The new Timor-Leste government of Prime Minister Taur Matan Ruak appears determined to tackle one of the Catholic nation’s perennial problems, youth unemployment, which has led to a disturbing street gang culture and significant worker migration to Europe, South Korea, Australia and elsewhere.
Part of the government program, passed by parliament in July, is a promise to create 60,000 new jobs for the country of just 1.2 million people.
Since Timor-Leste gained its independence in 2002, the biggest underlying problem has been unemployment, which has resulted in a flood of young people heading abroad for jobs. Every morning many Timorese youngsters line up near the Portuguese embassy in Dili to process their Portuguese passports so that they can travel to Europe for work.
More than 20,000 Timorese are now working in Northern Ireland and England. Thousands have headed to South Korea and others to Australia.
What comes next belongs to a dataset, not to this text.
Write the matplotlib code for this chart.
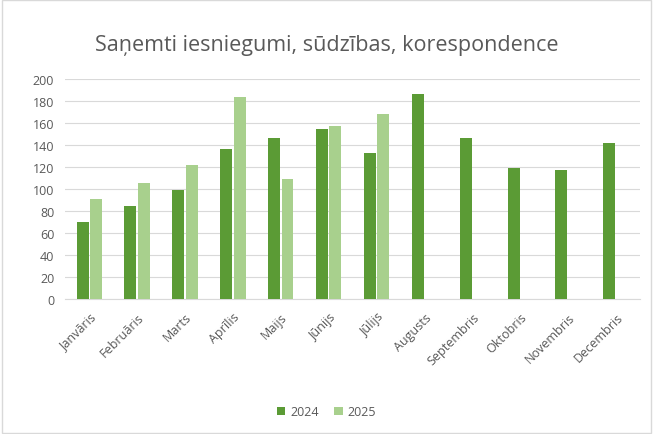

Every week, they wire money back to their families, a situation not uncommon in Southeast Asia’s poorer nations such as the Philippines, Indonesia, Myanmar and Laos, which have millions of citizens working abroad both in the region and particularly the Middle East.
The Timor-Leste population continues to grow at about 2.2 per cent annually compared to 1.28 per cent in Indonesia. Its population pyramid shows a “youth bulge” in the 5-15 age group, which means that more than 300,000 people will join the working age population over the next 10 years.